Look in the material below for the line with "Reproduce this chart with Plotly." and the line with "font=dict(family=FONT, size=20, color=TEXT)))", then set down exactly those two lines and all lines between, nothing more.

**Data extract**
□ □ □ □ □

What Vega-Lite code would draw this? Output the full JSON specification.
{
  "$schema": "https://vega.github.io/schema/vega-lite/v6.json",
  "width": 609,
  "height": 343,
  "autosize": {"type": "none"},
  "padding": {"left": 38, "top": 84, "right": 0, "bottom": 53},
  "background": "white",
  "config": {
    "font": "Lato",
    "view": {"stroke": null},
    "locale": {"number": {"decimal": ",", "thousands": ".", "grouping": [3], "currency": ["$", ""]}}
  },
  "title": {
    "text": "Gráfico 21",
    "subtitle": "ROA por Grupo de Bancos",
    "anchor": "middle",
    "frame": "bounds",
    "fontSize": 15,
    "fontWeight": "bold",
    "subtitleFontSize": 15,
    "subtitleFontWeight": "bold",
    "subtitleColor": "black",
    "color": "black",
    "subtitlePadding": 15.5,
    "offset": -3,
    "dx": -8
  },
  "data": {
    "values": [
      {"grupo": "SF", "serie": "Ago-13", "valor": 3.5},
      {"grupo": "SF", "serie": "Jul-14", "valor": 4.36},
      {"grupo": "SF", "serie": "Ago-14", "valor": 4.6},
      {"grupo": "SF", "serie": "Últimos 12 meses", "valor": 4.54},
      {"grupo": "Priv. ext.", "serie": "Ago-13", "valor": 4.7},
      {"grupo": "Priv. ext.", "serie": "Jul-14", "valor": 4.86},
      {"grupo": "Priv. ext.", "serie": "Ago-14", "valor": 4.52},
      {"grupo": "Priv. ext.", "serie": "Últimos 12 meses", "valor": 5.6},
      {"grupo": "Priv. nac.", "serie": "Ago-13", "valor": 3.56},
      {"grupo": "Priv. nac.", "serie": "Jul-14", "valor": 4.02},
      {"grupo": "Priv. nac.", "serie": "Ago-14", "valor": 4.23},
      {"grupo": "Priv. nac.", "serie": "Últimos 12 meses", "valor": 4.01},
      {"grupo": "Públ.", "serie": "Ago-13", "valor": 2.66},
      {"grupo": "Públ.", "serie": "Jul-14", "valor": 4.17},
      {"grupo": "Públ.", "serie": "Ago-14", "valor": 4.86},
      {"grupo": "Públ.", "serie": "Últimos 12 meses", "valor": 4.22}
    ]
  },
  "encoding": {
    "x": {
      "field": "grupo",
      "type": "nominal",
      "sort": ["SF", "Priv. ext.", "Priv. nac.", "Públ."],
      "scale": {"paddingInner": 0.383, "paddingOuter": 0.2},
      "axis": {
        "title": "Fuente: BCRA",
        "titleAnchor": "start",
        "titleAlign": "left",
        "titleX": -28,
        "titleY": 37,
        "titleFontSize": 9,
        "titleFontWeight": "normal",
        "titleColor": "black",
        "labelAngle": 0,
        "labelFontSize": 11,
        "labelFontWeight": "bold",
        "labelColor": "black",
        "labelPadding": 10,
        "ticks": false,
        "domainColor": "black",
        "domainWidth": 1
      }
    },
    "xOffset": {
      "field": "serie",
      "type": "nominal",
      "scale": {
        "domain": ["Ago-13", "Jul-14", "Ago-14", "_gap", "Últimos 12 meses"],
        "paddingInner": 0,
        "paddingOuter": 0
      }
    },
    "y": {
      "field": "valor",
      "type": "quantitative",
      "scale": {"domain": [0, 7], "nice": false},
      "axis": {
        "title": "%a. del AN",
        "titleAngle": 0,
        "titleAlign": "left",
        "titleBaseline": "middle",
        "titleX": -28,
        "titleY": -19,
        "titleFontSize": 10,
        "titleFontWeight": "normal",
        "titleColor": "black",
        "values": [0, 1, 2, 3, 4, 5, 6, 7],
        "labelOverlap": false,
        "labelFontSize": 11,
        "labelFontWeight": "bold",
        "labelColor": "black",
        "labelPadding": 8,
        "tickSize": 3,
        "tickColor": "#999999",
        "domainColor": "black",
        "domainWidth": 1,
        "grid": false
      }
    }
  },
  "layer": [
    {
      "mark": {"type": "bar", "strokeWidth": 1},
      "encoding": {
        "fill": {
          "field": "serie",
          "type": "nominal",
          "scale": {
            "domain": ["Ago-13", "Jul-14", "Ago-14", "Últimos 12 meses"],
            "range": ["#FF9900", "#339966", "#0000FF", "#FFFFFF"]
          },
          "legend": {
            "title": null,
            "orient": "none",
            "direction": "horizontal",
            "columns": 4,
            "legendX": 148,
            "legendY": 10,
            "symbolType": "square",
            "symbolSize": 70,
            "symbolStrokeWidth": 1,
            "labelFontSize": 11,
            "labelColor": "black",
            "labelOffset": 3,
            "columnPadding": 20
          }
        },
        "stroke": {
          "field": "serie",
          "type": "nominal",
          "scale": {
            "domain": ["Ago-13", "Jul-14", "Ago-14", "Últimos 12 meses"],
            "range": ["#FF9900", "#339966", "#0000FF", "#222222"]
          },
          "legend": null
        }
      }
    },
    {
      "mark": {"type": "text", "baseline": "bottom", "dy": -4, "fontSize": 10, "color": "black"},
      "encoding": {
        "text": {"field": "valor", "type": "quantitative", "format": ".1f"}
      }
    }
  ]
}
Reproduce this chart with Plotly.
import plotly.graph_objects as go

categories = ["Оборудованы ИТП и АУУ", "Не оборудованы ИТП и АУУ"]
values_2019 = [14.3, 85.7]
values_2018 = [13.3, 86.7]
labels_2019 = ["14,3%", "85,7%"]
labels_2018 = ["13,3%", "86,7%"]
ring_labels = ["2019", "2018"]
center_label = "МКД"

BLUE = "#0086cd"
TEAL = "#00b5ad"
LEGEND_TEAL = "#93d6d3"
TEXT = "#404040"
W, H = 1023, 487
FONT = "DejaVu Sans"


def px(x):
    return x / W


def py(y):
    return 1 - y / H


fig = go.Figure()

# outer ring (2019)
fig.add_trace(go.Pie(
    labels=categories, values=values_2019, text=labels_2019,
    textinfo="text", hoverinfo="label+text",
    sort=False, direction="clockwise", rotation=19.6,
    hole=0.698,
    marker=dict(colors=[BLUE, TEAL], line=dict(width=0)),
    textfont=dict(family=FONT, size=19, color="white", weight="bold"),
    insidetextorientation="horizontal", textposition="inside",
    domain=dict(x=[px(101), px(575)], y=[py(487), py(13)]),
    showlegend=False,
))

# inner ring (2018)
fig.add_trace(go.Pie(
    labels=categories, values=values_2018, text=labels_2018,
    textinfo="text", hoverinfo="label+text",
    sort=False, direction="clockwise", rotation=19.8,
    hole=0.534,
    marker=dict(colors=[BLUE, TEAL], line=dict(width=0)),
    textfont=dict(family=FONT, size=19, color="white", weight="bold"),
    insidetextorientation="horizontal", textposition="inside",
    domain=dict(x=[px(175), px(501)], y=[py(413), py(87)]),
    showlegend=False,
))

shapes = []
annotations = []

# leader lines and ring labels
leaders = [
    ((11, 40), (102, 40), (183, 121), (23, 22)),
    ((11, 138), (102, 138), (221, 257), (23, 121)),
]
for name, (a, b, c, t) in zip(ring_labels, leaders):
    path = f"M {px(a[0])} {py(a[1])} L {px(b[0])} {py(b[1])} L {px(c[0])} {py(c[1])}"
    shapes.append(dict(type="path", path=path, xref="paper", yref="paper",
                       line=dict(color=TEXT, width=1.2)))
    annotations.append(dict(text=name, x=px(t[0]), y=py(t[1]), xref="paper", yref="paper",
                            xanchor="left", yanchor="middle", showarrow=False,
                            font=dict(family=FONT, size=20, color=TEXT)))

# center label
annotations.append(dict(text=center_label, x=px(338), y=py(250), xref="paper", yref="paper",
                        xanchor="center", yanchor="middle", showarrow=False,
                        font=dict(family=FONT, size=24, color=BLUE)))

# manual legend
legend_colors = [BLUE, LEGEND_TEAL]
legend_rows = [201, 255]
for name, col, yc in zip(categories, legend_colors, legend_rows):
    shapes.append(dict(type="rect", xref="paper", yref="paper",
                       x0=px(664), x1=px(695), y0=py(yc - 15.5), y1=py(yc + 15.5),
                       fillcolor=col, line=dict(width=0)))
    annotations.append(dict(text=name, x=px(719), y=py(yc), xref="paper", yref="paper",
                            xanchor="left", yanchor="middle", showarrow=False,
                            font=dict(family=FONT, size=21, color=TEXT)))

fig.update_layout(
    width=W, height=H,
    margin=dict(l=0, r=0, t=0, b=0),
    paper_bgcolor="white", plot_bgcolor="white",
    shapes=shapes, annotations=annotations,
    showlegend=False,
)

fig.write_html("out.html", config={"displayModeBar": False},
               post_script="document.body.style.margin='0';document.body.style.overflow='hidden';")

□ □ □ □ □

**Worked solution**
Reproduce this chart with Plotly.
import plotly.graph_objects as go

categories = ["Оборудованы ИТП и АУУ", "Не оборудованы ИТП и АУУ"]
values_2019 = [14.3, 85.7]
values_2018 = [13.3, 86.7]
labels_2019 = ["14,3%", "85,7%"]
labels_2018 = ["13,3%", "86,7%"]
ring_labels = ["2019", "2018"]
center_label = "МКД"

BLUE = "#0086cd"
TEAL = "#00b5ad"
LEGEND_TEAL = "#93d6d3"
TEXT = "#404040"
W, H = 1023, 487
FONT = "DejaVu Sans"


def px(x):
    return x / W


def py(y):
    return 1 - y / H


fig = go.Figure()

# outer ring (2019)
fig.add_trace(go.Pie(
    labels=categories, values=values_2019, text=labels_2019,
    textinfo="text", hoverinfo="label+text",
    sort=False, direction="clockwise", rotation=19.6,
    hole=0.698,
    marker=dict(colors=[BLUE, TEAL], line=dict(width=0)),
    textfont=dict(family=FONT, size=19, color="white", weight="bold"),
    insidetextorientation="horizontal", textposition="inside",
    domain=dict(x=[px(101), px(575)], y=[py(487), py(13)]),
    showlegend=False,
))

# inner ring (2018)
fig.add_trace(go.Pie(
    labels=categories, values=values_2018, text=labels_2018,
    textinfo="text", hoverinfo="label+text",
    sort=False, direction="clockwise", rotation=19.8,
    hole=0.534,
    marker=dict(colors=[BLUE, TEAL], line=dict(width=0)),
    textfont=dict(family=FONT, size=19, color="white", weight="bold"),
    insidetextorientation="horizontal", textposition="inside",
    domain=dict(x=[px(175), px(501)], y=[py(413), py(87)]),
    showlegend=False,
))

shapes = []
annotations = []

# leader lines and ring labels
leaders = [
    ((11, 40), (102, 40), (183, 121), (23, 22)),
    ((11, 138), (102, 138), (221, 257), (23, 121)),
]
for name, (a, b, c, t) in zip(ring_labels, leaders):
    path = f"M {px(a[0])} {py(a[1])} L {px(b[0])} {py(b[1])} L {px(c[0])} {py(c[1])}"
    shapes.append(dict(type="path", path=path, xref="paper", yref="paper",
                       line=dict(color=TEXT, width=1.2)))
    annotations.append(dict(text=name, x=px(t[0]), y=py(t[1]), xref="paper", yref="paper",
                            xanchor="left", yanchor="middle", showarrow=False,
                            font=dict(family=FONT, size=20, color=TEXT)))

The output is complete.